[begin Material provided]

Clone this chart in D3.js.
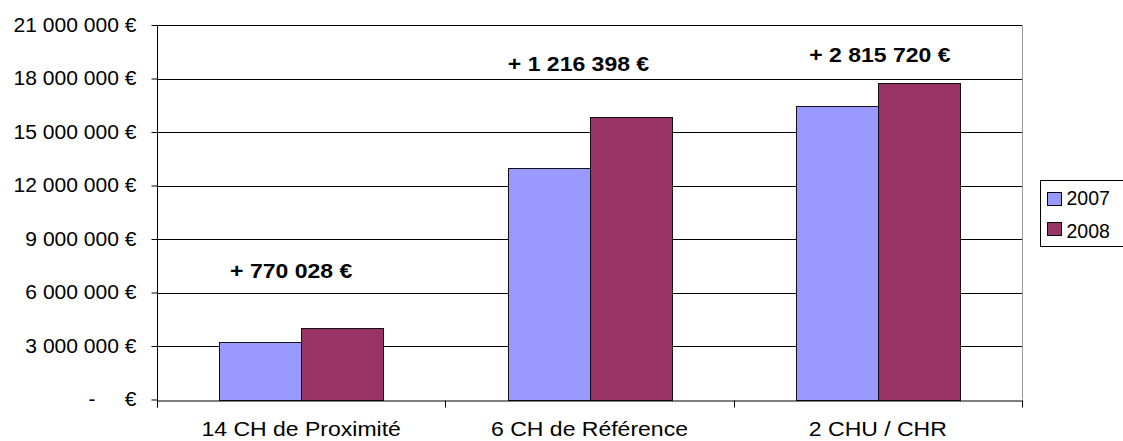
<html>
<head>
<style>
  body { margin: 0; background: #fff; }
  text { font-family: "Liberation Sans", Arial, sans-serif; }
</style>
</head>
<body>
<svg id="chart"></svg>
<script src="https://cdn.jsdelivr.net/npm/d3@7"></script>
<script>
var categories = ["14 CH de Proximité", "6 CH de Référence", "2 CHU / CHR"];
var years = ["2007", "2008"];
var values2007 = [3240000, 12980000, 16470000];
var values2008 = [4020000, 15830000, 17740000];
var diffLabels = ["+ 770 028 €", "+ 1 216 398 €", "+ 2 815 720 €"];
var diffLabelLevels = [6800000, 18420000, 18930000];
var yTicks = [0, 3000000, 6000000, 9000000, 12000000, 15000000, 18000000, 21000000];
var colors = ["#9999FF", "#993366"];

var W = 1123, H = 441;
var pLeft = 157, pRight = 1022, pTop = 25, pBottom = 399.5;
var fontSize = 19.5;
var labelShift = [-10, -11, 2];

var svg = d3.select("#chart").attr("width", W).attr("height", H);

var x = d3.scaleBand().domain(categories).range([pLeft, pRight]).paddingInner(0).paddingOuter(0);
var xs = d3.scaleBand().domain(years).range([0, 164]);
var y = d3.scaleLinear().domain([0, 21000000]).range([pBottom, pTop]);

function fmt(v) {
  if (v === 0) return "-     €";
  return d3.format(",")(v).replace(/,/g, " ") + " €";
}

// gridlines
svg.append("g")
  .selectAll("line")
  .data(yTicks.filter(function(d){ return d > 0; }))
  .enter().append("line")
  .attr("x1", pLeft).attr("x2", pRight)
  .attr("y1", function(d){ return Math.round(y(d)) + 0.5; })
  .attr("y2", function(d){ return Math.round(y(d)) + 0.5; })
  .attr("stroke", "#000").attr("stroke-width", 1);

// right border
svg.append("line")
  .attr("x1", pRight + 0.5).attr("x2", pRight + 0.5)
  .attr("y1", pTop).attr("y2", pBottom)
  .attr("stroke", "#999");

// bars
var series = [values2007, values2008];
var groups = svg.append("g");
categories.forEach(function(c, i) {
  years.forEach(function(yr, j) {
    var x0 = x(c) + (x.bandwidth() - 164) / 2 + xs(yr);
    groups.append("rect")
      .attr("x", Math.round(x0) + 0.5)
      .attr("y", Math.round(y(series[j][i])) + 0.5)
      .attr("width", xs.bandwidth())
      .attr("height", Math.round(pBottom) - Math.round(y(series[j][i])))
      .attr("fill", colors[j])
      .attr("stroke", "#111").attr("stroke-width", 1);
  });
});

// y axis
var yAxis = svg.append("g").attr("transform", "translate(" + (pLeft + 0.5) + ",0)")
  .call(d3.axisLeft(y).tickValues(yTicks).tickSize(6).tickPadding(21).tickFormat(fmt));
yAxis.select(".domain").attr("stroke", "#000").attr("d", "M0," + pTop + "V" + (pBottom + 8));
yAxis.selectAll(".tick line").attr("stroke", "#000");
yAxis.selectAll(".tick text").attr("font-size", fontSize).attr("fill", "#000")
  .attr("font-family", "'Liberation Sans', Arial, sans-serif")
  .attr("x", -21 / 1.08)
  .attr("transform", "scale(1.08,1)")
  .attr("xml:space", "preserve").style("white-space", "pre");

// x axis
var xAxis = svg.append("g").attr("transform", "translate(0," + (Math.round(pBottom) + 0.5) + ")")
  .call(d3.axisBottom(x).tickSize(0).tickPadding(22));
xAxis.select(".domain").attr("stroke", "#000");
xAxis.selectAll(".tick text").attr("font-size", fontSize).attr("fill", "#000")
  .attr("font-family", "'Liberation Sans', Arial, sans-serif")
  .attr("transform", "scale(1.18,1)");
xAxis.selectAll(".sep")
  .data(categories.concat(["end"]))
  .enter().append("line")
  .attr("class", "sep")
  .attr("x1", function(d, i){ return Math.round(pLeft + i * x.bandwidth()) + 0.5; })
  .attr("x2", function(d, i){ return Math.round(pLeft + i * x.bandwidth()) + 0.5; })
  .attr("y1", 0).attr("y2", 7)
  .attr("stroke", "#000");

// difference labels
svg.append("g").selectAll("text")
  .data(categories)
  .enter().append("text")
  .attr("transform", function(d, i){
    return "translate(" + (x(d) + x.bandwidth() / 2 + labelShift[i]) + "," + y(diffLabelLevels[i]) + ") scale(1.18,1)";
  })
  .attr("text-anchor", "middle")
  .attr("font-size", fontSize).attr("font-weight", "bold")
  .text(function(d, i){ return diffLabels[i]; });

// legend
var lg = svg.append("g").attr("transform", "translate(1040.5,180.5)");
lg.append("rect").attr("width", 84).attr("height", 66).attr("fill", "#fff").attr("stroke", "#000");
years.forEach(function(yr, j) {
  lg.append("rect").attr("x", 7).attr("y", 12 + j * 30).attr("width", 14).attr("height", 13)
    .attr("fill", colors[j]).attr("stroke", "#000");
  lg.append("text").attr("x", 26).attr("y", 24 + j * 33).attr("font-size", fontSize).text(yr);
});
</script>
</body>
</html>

[end Material provided]

* [Directions for this task] From the data above, pick out each line containing "chart" and copy it.

* [Task output]
Clone this chart in D3.js.
<svg id="chart"></svg>
var svg = d3.select("#chart").attr("width", W).attr("height", H);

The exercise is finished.